Vos troupes sont au sein des Nations unies. Elles sont aujourd’hui « casques bleus » encore à Ménaka, dans la région de Gao. Pourquoi est-ce que ce serait impossible au sein des Nations unies de faire exactement ce que vous voulez faire avec le G5 Sahel ?
Ecoutez ce que dit le président nigérien Mahamadou Issoufou. Il a demandé à ce que même la Minusma, soit mise avec la force du G5 Sahel. Ensemble, mais avec un mandat beaucoup plus offensif. Donc la question du terrorisme est là, posée, il faut bien la dresser, il faut bien régler cette question. C’est un milliard de dollars américains. Près de 600 milliards de francs CFA qui sont dépensés chaque année pour la Minusma. Je vous, assure, si les forces du G5 Sahel ont le quart de ce montant, nous allons régler la question du terrorisme dans le Sahel.
Le Conseil de sécurité est responsable de la paix et de la sécurité internationale. Ce qui se passe au Sahel aujourd’hui, c’est une question de paix et de sécurité internationale.

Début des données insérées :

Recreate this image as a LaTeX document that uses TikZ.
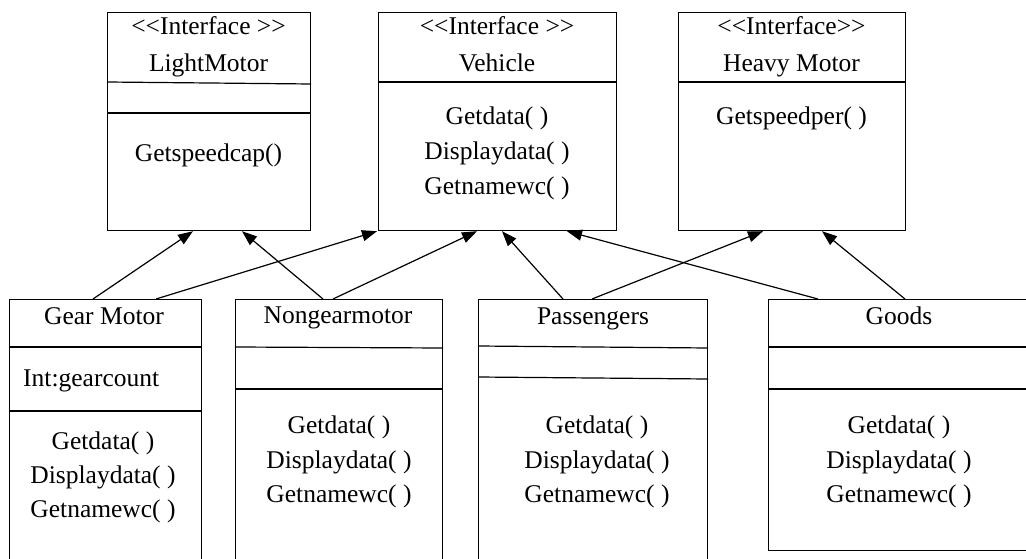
\documentclass[tikz,border=0pt]{standalone}
\usepackage{fontspec}
\setmainfont{Liberation Serif}
\usetikzlibrary{arrows.meta,calc}
\newcommand\ltlt{<\kern0pt<}
\newcommand\gtgt{>\kern0pt>}
\begin{document}
\begin{tikzpicture}[x=1pt,y=-1pt,
  classbox/.style={draw,line width=1.2pt,rectangle,inner sep=0pt,anchor=north west},
  divider/.style={line width=1.2pt},
  lbl/.style={inner sep=0pt,anchor=base,font=\fontsize{25.5}{30}\selectfont},
  arr/.style={line width=1.2pt,-{Triangle[length=15pt,width=11pt]}}]
\useasboundingbox (0,0) rectangle (1026,559);
\clip (0,0) rectangle (1026,559);
\fill[white] (0,0) rectangle (1026,559);

% interfaces
\node[classbox,minimum width=203pt,minimum height=218pt] (light) at (107,12) {};
\node[classbox,minimum width=238pt,minimum height=218pt] (vehicle) at (378,12) {};
\node[classbox,minimum width=227pt,minimum height=218pt] (heavy) at (678,12) {};

% classes
\node[classbox,minimum width=192pt,minimum height=290pt] (gear) at (9,299) {};
\node[classbox,minimum width=207pt,minimum height=290pt] (nongear) at (235,299) {};
\node[classbox,minimum width=229pt,minimum height=290pt] (pass) at (478,299) {};
\node[classbox,minimum width=290pt,minimum height=251pt] (goods) at (768,299) {};

% compartments
\draw[divider] ($(light.north west)+(0,70)$) -- ($(light.north east)+(0,72)$);
\draw[divider] ($(light.north west)+(0,101)$) -- ($(light.north east)+(0,101)$);
\draw[divider] ($(vehicle.north west)+(0,70)$) -- ($(vehicle.north east)+(0,70)$);
\draw[divider] ($(heavy.north west)+(0,70)$) -- ($(heavy.north east)+(0,70)$);
\draw[divider] ($(gear.north west)+(0,48)$) -- ($(gear.north east)+(0,48)$);
\draw[divider] ($(gear.north west)+(0,112)$) -- ($(gear.north east)+(0,112)$);
\draw[divider] ($(nongear.north west)+(0,48)$) -- ($(nongear.north east)+(0,49)$);
\draw[divider] ($(nongear.north west)+(0,90)$) -- ($(nongear.north east)+(0,90)$);
\draw[divider] ($(pass.north west)+(0,47)$) -- ($(pass.north east)+(0,49)$);
\draw[divider] ($(pass.north west)+(0,78)$) -- ($(pass.north east)+(0,80)$);
\draw[divider] ($(goods.north west)+(0,48)$) -- ($(goods.north east)+(0,48)$);
\draw[divider] ($(goods.north west)+(0,90)$) -- ($(goods.north east)+(0,90)$);

% LightMotor
\node[lbl] (l1) at (208.5,35) {\ltlt Interface \gtgt};
\node[lbl] (l2) at (208.5,72) {LightMotor};
\node[lbl] (l3) at (208.5,162) {Getspeedcap()};
% Vehicle
\node[lbl] (v1) at (497,35) {\ltlt Interface \gtgt};
\node[lbl] (v2) at (497,72) {Vehicle};
\node[lbl] (v3) at (497,125) {Getdata( )};
\node[lbl] (v4) at (497,160) {Displaydata( )};
\node[lbl] (v5) at (497,194) {Getnamewc( )};
% Heavy Motor
\node[lbl] (h1) at (791.5,35) {\ltlt Interface\gtgt};
\node[lbl] (h2) at (791.5,72) {Heavy Motor};
\node[lbl] (h3) at (791.5,125) {Getspeedper( )};
% Gear Motor
\node[lbl] (g1) at (104,324) {Gear Motor};
\node[lbl,anchor=base west] (g2) at (23,386) {Int:gearcount};
\node[lbl] (g3) at (103,449) {Getdata( )};
\node[lbl] (g4) at (103,483) {Displaydata( )};
\node[lbl] (g5) at (103,517) {Getnamewc( )};
% Nongearmotor
\node[lbl] (n1) at (338,323) {Nongearmotor};
\node[lbl] (n3) at (339,433) {Getdata( )};
\node[lbl] (n4) at (339,468) {Displaydata( )};
\node[lbl] (n5) at (339,502) {Getnamewc( )};
% Passengers
\node[lbl] (p1) at (593,324) {Passengers};
\node[lbl] (p3) at (597,433) {Getdata( )};
\node[lbl] (p4) at (597,468) {Displaydata( )};
\node[lbl] (p5) at (597,502) {Getnamewc( )};
% Goods
\node[lbl] (o1) at (899,324) {Goods};
\node[lbl] (o3) at (899,433) {Getdata( )};
\node[lbl] (o4) at (899,468) {Displaydata( )};
\node[lbl] (o5) at (899,502) {Getnamewc( )};

% realization arrows
\draw[arr] ($(gear.north west)+(84,0)$) -- ($(light.south west)+(86,0)$);
\draw[arr] ($(gear.north west)+(147,0)$) -- ($(vehicle.south west)+(-1,0)$);
\draw[arr] ($(nongear.north west)+(88,0)$) -- ($(light.south west)+(135,0)$);
\draw[arr] ($(nongear.north west)+(98,0)$) -- ($(vehicle.south west)+(99,0)$);
\draw[arr] ($(pass.north west)+(85,0)$) -- ($(vehicle.south west)+(124,0)$);
\draw[arr] ($(pass.north west)+(114,0)$) -- ($(heavy.south west)+(85,0)$);
\draw[arr] ($(goods.north west)+(50,0)$) -- ($(vehicle.south west)+(189,0)$);
\draw[arr] ($(goods.north west)+(137,0)$) -- ($(heavy.south west)+(144,0)$);
\end{tikzpicture}
\end{document}
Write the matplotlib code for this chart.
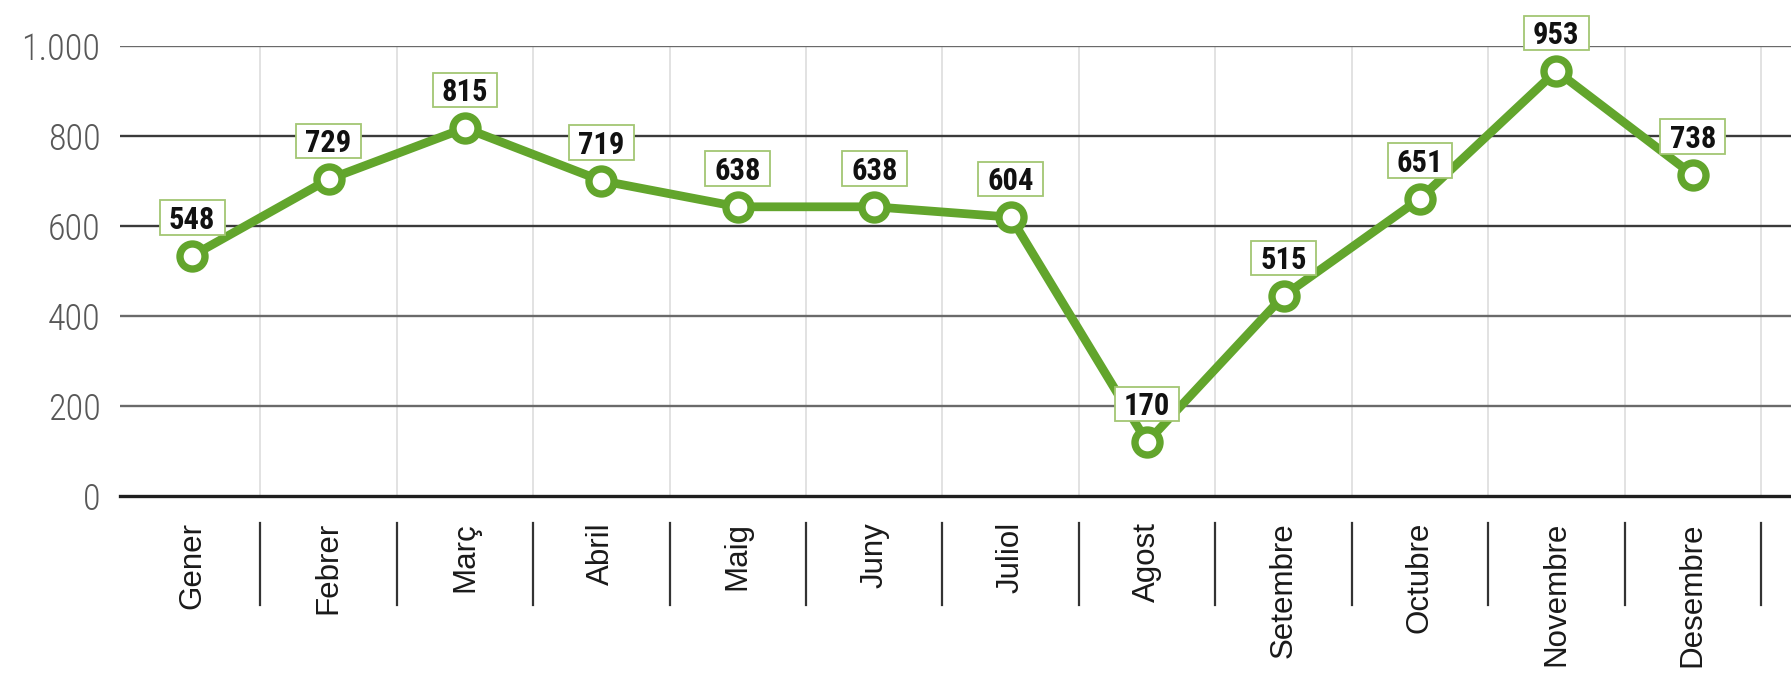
import matplotlib
matplotlib.use("Agg")
import matplotlib.pyplot as plt
from matplotlib import font_manager as fm
from matplotlib.path import Path
import matplotlib.transforms as mtransforms

months = ["Gener", "Febrer", "Març", "Abril", "Maig", "Juny", "Juliol",
          "Agost", "Setembre", "Octubre", "Novembre", "Desembre"]
# values printed in the label boxes
label_values = [548, 729, 815, 719, 638, 638, 604, 170, 515, 651, 953, 738]
# heights at which the markers are drawn in the reference
marker_values = [533, 703, 817, 700, 642, 642, 619, 119, 444, 660, 944, 713]
yticks = [0, 200, 400, 600, 800, 1000]
ytick_labels = ["0", "200", "400", "600", "800", "1.000"]

names = {f.name for f in fm.fontManager.ttflist}
def pick(*cands):
    for c in cands:
        if c in names:
            return c
    return "DejaVu Sans"

narrow = pick("Roboto Condensed", "PT Sans Narrow", "Archivo Narrow", "Liberation Sans")
regular = pick("Liberation Sans", "Arimo", "DejaVu Sans")

GREEN = "#62a52c"


def label_box(x0, y0, width, height, mutation_size):
    # wide, flat rectangle around the text
    padx = 0.30 * mutation_size
    h = 1.12 * mutation_size
    cy = y0 + height / 2 + 0.07 * mutation_size
    xa, xb = x0 - padx, x0 + width + padx
    ya, yb = cy - h / 2, cy + h / 2
    return Path([(xa, ya), (xb, ya), (xb, yb), (xa, yb), (xa, ya)],
                [Path.MOVETO, Path.LINETO, Path.LINETO, Path.LINETO, Path.CLOSEPOLY])


fig = plt.figure(figsize=(17.91, 6.8), dpi=100)
ax = fig.add_axes([120 / 1791, 1 - 495.7 / 680, 1 - 120 / 1791, 450 / 680])
x = list(range(len(months)))

ax.set_xlim(-0.529, 11.72)
ax.set_ylim(0, 1000)

# horizontal grid
for v in yticks:
    if v == 0:
        ax.axhline(v, color="#1e1e1e", lw=2.4, zorder=2, clip_on=False)
    elif v in (800, 600):
        ax.axhline(v, color="#3a3a3a", lw=1.7, zorder=1)
    else:
        ax.axhline(v, color="#6a6a6a", lw=1.7, zorder=1)
# vertical light grid + separators below axis
blend = mtransforms.blended_transform_factory(ax.transData, ax.transAxes)
for k in range(len(months)):
    xs = k + 0.5
    ax.plot([xs, xs], [0, 1], transform=blend, color="#e2e2e2", lw=1.4, zorder=0)
    ax.plot([xs, xs], [-0.061, -0.243], transform=blend, color="#333333",
            lw=1.6, clip_on=False)

ax.plot(x, marker_values, color=GREEN, lw=6.3, marker="o", markersize=18,
        markerfacecolor="white", markeredgecolor=GREEN, markeredgewidth=5.3,
        zorder=5, clip_on=False, solid_joinstyle="round")

for xi, mv, lv in zip(x, marker_values, label_values):
    ax.annotate(str(lv), (xi, mv), xytext=(0, 26), textcoords="offset points",
                ha="center", va="center", fontsize=22, fontweight="bold",
                family=[narrow, "DejaVu Sans"], color="#111111", zorder=6,
                annotation_clip=False,
                bbox=dict(boxstyle=label_box, fc="white", ec="#a3c673", lw=1.3))

ax.set_yticks(yticks)
ax.set_yticklabels(ytick_labels, family=[narrow, "DejaVu Sans"], fontsize=26,
                   fontweight=300, color="#585858")
ax.set_xticks(x)
ax.set_xticklabels(months, rotation=90, family=[regular, "DejaVu Sans"],
                   fontsize=22.5, color="#1a1a1a")
ax.tick_params(axis="y", length=0, pad=14)
ax.tick_params(axis="x", length=0, pad=19)
for lbl in ax.get_xticklabels():
    lbl.set_va("top")
for s in ax.spines.values():
    s.set_visible(False)

fig.savefig("out.png", dpi=100)
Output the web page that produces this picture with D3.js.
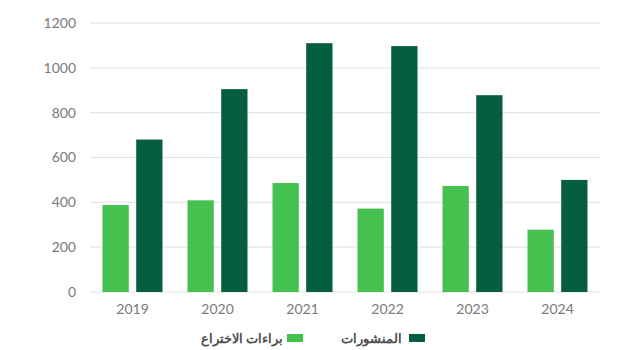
<!DOCTYPE html>
<html>
<head>
<meta charset="utf-8">
<script src="https://cdn.jsdelivr.net/npm/d3@7/dist/d3.min.js"></script>
<style>
  html, body { margin: 0; padding: 0; background: #ffffff; }
  svg { display: block; }
  text { font-family: Lato, "Open Sans", "Noto Sans", sans-serif; }
</style>
</head>
<body>
<svg id="chart" width="640" height="350"></svg>
<script>
// Years on the x axis
const years = ["2019", "2020", "2021", "2022", "2023", "2024"];
// Patents per year
const patents = [388, 409, 486, 372, 473, 278];
// Publications per year
const publications = [680, 905, 1110, 1097, 878, 500];
// Y axis ticks
const yTicks = [0, 200, 400, 600, 800, 1000, 1200];
// Series names
const seriesNames = ["براءات الاختراع", "المنشورات"];
const seriesColors = ["#45c150", "#055e3d"];

const svg = d3.select("#chart");
const margin = { top: 23, right: 40, bottom: 58, left: 90 };
const width = 640 - margin.left - margin.right;
const height = 350 - margin.top - margin.bottom;

const g = svg.append("g").attr("transform", `translate(${margin.left},${margin.top})`);

const x = d3.scaleBand().domain(years).range([0, width]).paddingInner(0).paddingOuter(0);
const y = d3.scaleLinear().domain([0, 1200]).range([height, 0]);

// Grid lines
g.append("g")
  .selectAll("line")
  .data(yTicks)
  .join("line")
  .attr("x1", 0).attr("x2", width)
  .attr("y1", d => y(d)).attr("y2", d => y(d))
  .attr("stroke", "#e0e0e0")
  .attr("stroke-width", 1);

// Y axis labels
const yAxis = d3.axisLeft(y).tickValues(yTicks).tickFormat(d3.format("d")).tickSize(0).tickPadding(14);
g.append("g").call(yAxis)
  .call(a => a.select(".domain").remove())
  .selectAll("text")
  .attr("fill", "#7a7a7a")
  .attr("font-size", 14);

// X axis labels
const xAxis = d3.axisBottom(x).tickSize(0).tickPadding(12);
g.append("g").attr("transform", `translate(0,${height})`).call(xAxis)
  .call(a => a.select(".domain").remove())
  .selectAll("text")
  .attr("fill", "#7a7a7a")
  .attr("font-size", 14);

// Bars grouped per year
const inner = d3.scaleBand().domain([0, 1]).range([x.bandwidth() / 2 - 30, x.bandwidth() / 2 + 30]).paddingInner(0.22).paddingOuter(0);
const rows = years.map((yr, i) => ({ yr, vals: [patents[i], publications[i]] }));

const groups = g.selectAll(".grp").data(rows).join("g")
  .attr("class", "grp")
  .attr("transform", d => `translate(${x(d.yr)},0)`);

groups.selectAll("rect")
  .data(d => d.vals.map((v, k) => ({ v, k })))
  .join("rect")
  .attr("x", d => inner(d.k))
  .attr("width", inner.bandwidth())
  .attr("y", d => y(d.v))
  .attr("height", d => height - y(d.v))
  .attr("fill", d => seriesColors[d.k]);

// Legend (read right-to-left: swatch, then its name to the left)
const legend = svg.append("g");
const legendItems = [
  { name: seriesNames[1], color: seriesColors[1], swatchX: 409, textX: 402 },
  { name: seriesNames[0], color: seriesColors[0], swatchX: 287, textX: 283 }
];
legendItems.forEach(it => {
  legend.append("rect")
    .attr("x", it.swatchX).attr("y", 334)
    .attr("width", 16).attr("height", 8)
    .attr("fill", it.color);
  legend.append("text")
    .attr("x", it.textX).attr("y", 338)
    .attr("dy", "0.35em")
    .attr("text-anchor", "end")
    .attr("fill", "#505050")
    .attr("font-size", 13)
    .attr("font-weight", "bold")
    .attr("font-family", "'DejaVu Sans', sans-serif")
    .text(it.name);
});
</script>
</body>
</html>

Pourquoi le Conseil de sécurité n’aiderait pas la force du G5 Sahel à devenir opérationnelle, surtout quand on sait qu’une des raisons de cette crise-là, c’est la situation qui prévaut en Libye et qui a fait qu’aujourd’hui ces pays sahéliens sont menacés par ces forces jihadistes, à cause de l’instabilité créée en Libye. Alors, je pense qu’il y a une responsabilité historique du Conseil de sécurité. Ils devraient assumer leurs responsabilités et aider les pays du G5 Sahel à régler la question du terrorisme dans le Sahel.